A coalition of housing experts, advocates and industry representatives are calling on the government to overhaul its policies in order to get more rental units built.

Report calls on all levels of government to work collaboratively to address a lack in rental units in Canada

A home with a for rent sign on the front porch is pictured from the street at a pedestrian walks by.

A coalition of housing experts, advocates and industry representatives are calling on the government to overhaul its policies to get more rental units built.

In a new report titled A Multi-Sector Approach to Ending Canada's Rental Housing Crisis, the report is co-authored by Mike Moffatt, founding director of the PLACE Centre at the Smart Prosperity Institute, Tim Richter, president & CEO of the Canadian Alliance to End Homelessness, and Michael Brooks, head of REALPAC, a group that represents 130 real estate firms.

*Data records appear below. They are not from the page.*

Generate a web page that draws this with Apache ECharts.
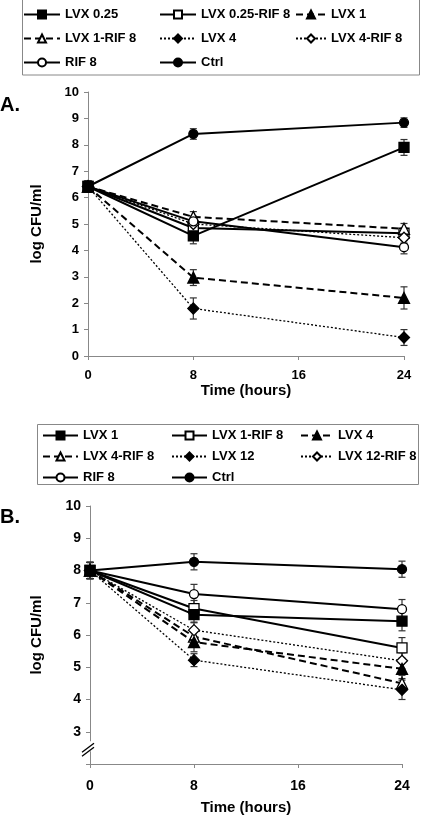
<!DOCTYPE html>
<html><head><meta charset="utf-8">
<script src="https://cdn.jsdelivr.net/npm/echarts@6/dist/echarts.min.js"></script>
<style>html,body{margin:0;padding:0;background:#fff}#c{width:425px;height:818px}</style>
</head><body><div id="c"></div><script>
const hours = [0, 8, 24];

// ---- Panel A ----
const aNames = ['LVX 0.25', 'LVX 0.25-RIF 8', 'LVX 1', 'LVX 1-RIF 8', 'LVX 4', 'LVX 4-RIF 8', 'RIF 8', 'Ctrl'];
const aLvx025 = [6.42, 4.55, 7.90];
const aLvx025Rif = [6.42, 4.85, 4.65];
const aLvx1 = [6.42, 2.97, 2.20];
const aLvx1Rif = [6.42, 5.27, 4.82];
const aLvx4 = [6.42, 1.80, 0.70];
const aLvx4Rif = [6.42, 5.00, 4.48];
const aRif8 = [6.42, 5.10, 4.12];
const aCtrl = [6.42, 8.41, 8.84];
const aLvx025Err = [0.2, 0.3, 0.3];
const aLvx025RifErr = [0.2, 0.2, 0.2];
const aLvx1Err = [0.2, 0.3, 0.42];
const aLvx1RifErr = [0.2, 0.2, 0.2];
const aLvx4Err = [0.2, 0.4, 0.3];
const aLvx4RifErr = [0.2, 0.2, 0.2];
const aRif8Err = [0.2, 0.2, 0.25];
const aCtrlErr = [0.2, 0.2, 0.18];

// ---- Panel B ----
const bNames = ['LVX 1', 'LVX 1-RIF 8', 'LVX 4', 'LVX 4-RIF 8', 'LVX 12', 'LVX 12-RIF 8', 'RIF 8', 'Ctrl'];
const bLvx1 = [8.0, 6.63, 6.43];
const bLvx1Rif = [8.0, 6.82, 5.60];
const bLvx4 = [8.0, 5.78, 4.95];
const bLvx4Rif = [8.0, 5.95, 4.50];
const bLvx12 = [8.0, 5.22, 4.30];
const bLvx12Rif = [8.0, 6.15, 5.20];
const bRif8 = [8.0, 7.27, 6.80];
const bCtrl = [8.0, 8.27, 8.04];
const bLvx1Err = [0.25, 0.25, 0.3];
const bLvx1RifErr = [0.25, 0.25, 0.32];
const bLvx4Err = [0.25, 0.3, 0.3];
const bLvx4RifErr = [0.25, 0.25, 0.25];
const bLvx12Err = [0.25, 0.2, 0.3];
const bLvx12RifErr = [0.25, 0.25, 0.25];
const bRif8Err = [0.25, 0.3, 0.3];
const bCtrlErr = [0.25, 0.25, 0.25];

const xTickLabels = ['0', '8', '16', '24'];

// styles (same order in both panels)
const styles = [
  {symbol: 'rect', filled: true, dash: 'solid', size: 10},
  {symbol: 'rect', filled: false, dash: 'solid', size: 10},
  {symbol: 'triangle', filled: true, dash: [7, 4], size: 11},
  {symbol: 'triangle', filled: false, dash: [7, 4], size: 11},
  {symbol: 'diamond', filled: true, dash: [2, 2], size: 11},
  {symbol: 'diamond', filled: false, dash: [2, 2], size: 11},
  {symbol: 'circle', filled: false, dash: 'solid', size: 9},
  {symbol: 'circle', filled: true, dash: 'solid', size: 9}
];

const aVals = [aLvx025, aLvx025Rif, aLvx1, aLvx1Rif, aLvx4, aLvx4Rif, aRif8, aCtrl];
const aErrs = [aLvx025Err, aLvx025RifErr, aLvx1Err, aLvx1RifErr, aLvx4Err, aLvx4RifErr, aRif8Err, aCtrlErr];
const bVals = [bLvx1, bLvx1Rif, bLvx4, bLvx4Rif, bLvx12, bLvx12Rif, bRif8, bCtrl];
const bErrs = [bLvx1Err, bLvx1RifErr, bLvx4Err, bLvx4RifErr, bLvx12Err, bLvx12RifErr, bRif8Err, bCtrlErr];

const FONT = 'Liberation Sans, Arial, sans-serif';

function lineSeries(prefix, names, vals, gi) {
  return names.map((n, i) => {
    const st = styles[i];
    const dotted = Array.isArray(st.dash) && st.dash[0] === 2;
    return {
      name: prefix + n,
      type: 'line',
      xAxisIndex: gi, yAxisIndex: gi,
      data: hours.map((h, k) => [h, vals[i][k]]),
      symbol: st.symbol,
      symbolSize: st.size,
      showAllSymbol: true,
      z: 3 + (st.filled ? 1 : 0),
      lineStyle: {color: '#000', width: dotted ? 1.3 : 2, type: st.dash},
      itemStyle: {color: st.filled ? '#000' : '#fff', borderColor: '#000', borderWidth: 1.3},
      emphasis: {disabled: true},
      animation: false
    };
  });
}

function errSeries(vals, errs, gi) {
  const data = [];
  vals.forEach((v, i) => hours.forEach((h, k) => data.push([h, v[k], errs[i][k]])));
  return {
    type: 'custom',
    xAxisIndex: gi, yAxisIndex: gi,
    z: 2,
    silent: true,
    animation: false,
    data: data,
    renderItem: function (params, api) {
      const x = api.value(0), y = api.value(1), e = api.value(2);
      const hi = api.coord([x, y + e]);
      const lo = api.coord([x, y - e]);
      const cw = 3.5;
      const st = {stroke: '#333', lineWidth: 1.2};
      return {type: 'group', children: [
        {type: 'line', shape: {x1: hi[0], y1: hi[1], x2: lo[0], y2: lo[1]}, style: st},
        {type: 'line', shape: {x1: hi[0] - cw, y1: hi[1], x2: hi[0] + cw, y2: hi[1]}, style: st},
        {type: 'line', shape: {x1: lo[0] - cw, y1: lo[1], x2: lo[0] + cw, y2: lo[1]}, style: st}
      ]};
    }
  };
}

function legends(prefix, names, cols, rows, widths) {
  return names.map((n, i) => ({
    data: [prefix + n],
    left: cols[i % 3],
    top: rows[Math.floor(i / 3)] - 7,
    padding: 0,
    itemWidth: widths[i % 3],
    itemHeight: 10,
    itemGap: 0,
    selectedMode: false,
    formatter: (nm) => nm.replace(/^[AB]:/, ''),
    textStyle: {fontFamily: FONT, fontWeight: 'bold', fontSize: 13, color: '#000'}
  }));
}

const axisLineStyle = {lineStyle: {color: '#888', width: 1}};
function xAxis(gi, fs, margin, nameGap) {
  return {
    type: 'value', gridIndex: gi, min: 0, max: 24, interval: 8,
    axisLine: {show: true, onZero: false, ...axisLineStyle},
    axisTick: {show: true, length: 4, lineStyle: {color: '#888'}},
    splitLine: {show: false},
    axisLabel: {fontFamily: FONT, fontWeight: 'bold', fontSize: fs, color: '#000', margin: margin,
      formatter: (v) => xTickLabels[xTickLabels.indexOf(String(v))] || ''},
    name: 'Time (hours)', nameLocation: 'middle', nameGap: nameGap,
    nameTextStyle: {fontFamily: FONT, fontWeight: 'bold', fontSize: 15, color: '#000'}
  };
}
function yAxis(gi, min, fs, nameGap, hideMin) {
  return {
    type: 'value', gridIndex: gi, min: min, max: 10, interval: 1,
    axisLine: {show: true, ...axisLineStyle},
    axisTick: {show: true, length: 4, lineStyle: {color: '#888'}},
    splitLine: {show: false},
    axisLabel: {fontFamily: FONT, fontWeight: 'bold', fontSize: fs, color: '#000', margin: 9,
      formatter: (v) => (hideMin && v === min) ? '' : String(v)},
    name: 'log CFU/ml', nameLocation: 'middle', nameGap: nameGap,
    nameTextStyle: {fontFamily: FONT, fontWeight: 'bold', fontSize: 15, color: '#000'}
  };
}

const chart = echarts.init(document.getElementById('c'), null, {renderer: 'canvas'});
const option = {
  animation: false,
  backgroundColor: '#fff',
  grid: [
    {left: 88, right: 21, top: 92, bottom: 818 - 356},
    {left: 90, right: 23, top: 506, bottom: 818 - 764}
  ],
  xAxis: [xAxis(0, 13, 13, 27), xAxis(1, 14, 15, 36)],
  yAxis: [yAxis(0, 0, 13, 44, false), yAxis(1, 2, 14, 46, true)],
  legend: [].concat(
    legends('A:', aNames, [23, 159, 295], [15, 39, 63], [36, 36, 30]),
    legends('B:', bNames, [42, 171, 300], [436, 457, 478], [35, 35, 32])
  ),
  graphic: [
    {type: 'rect', shape: {x: 22.5, y: -1, width: 397, height: 76}, style: {fill: 'none', stroke: '#888', lineWidth: 1}, z: -1},
    {type: 'rect', shape: {x: 37.5, y: 424.5, width: 381, height: 60}, style: {fill: 'none', stroke: '#888', lineWidth: 1}, z: -1},
    {type: 'text', left: 0, top: 95, style: {text: 'A.', font: 'bold 20px ' + FONT, fill: '#000'}},
    {type: 'text', left: 0, top: 507, style: {text: 'B.', font: 'bold 20px ' + FONT, fill: '#000'}}
  ],
  series: [].concat(
    errSeries(aVals, aErrs, 0),
    lineSeries('A:', aNames, aVals, 0),
    errSeries(bVals, bErrs, 1),
    lineSeries('B:', bNames, bVals, 1)
  )
};
chart.setOption(option);

// axis break mark on panel B's y axis
const p = chart.convertToPixel({gridIndex: 1}, [0, 2.55]);
chart.setOption({graphic: option.graphic.concat([
  {type: 'rect', shape: {x: p[0] - 8, y: p[1] - 5, width: 12, height: 10}, style: {fill: '#fff'}, z: 50},
  {type: 'line', shape: {x1: p[0] - 8, y1: p[1] + 6, x2: p[0] + 4, y2: p[1] - 3}, style: {stroke: '#000', lineWidth: 1.3}, z: 51},
  {type: 'line', shape: {x1: p[0] - 8, y1: p[1] + 10, x2: p[0] + 4, y2: p[1] + 1}, style: {stroke: '#000', lineWidth: 1.3}, z: 51}
])});
</script></body></html>
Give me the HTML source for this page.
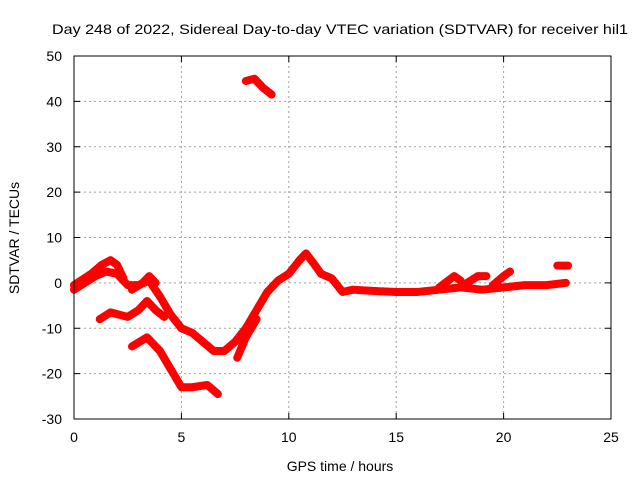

"A lot of the conversation is 'Whose responsibility is it to solve this?' And the answer should be 'It's everyone's,'" Moffatt told CBC News.

The report, being released Tuesday, makes a number of recommendations to address a dearth in rental units in Canada's largest cities.

According to the Canada Mortgage and Housing Corp. (CMHC), Canada needs to build 5.8 million new homes — including two million rental units — by 2030 in order to tackle housing affordability.

The report notes that Canada's renting population and the price of rentals have continued to increase in recent years.

One of the report's key recommendations calls on the federal government to take on a leadership role and co-ordinate with provinces, territories and municipalities to ensure that more rental units are built.

"This is too big for any one government or sector to handle alone and so we're hoping the federal government will jump into a leadership role and meet us in the square to have this conversation," Richter said.

Specifically, the report calls on Ottawa to create a national workforce strategy — in co-operation with other levels of government, trade unions and education institutions — to ensure Canada has enough skilled labour to build the number of units needed to meet the needs of renters.

It also calls for financial reforms to ensure rental units are viable for builders and developers. Brooks said that costs to the industry have increased to the point where the number of construction projects for rental units is likely to drop significantly in the coming years.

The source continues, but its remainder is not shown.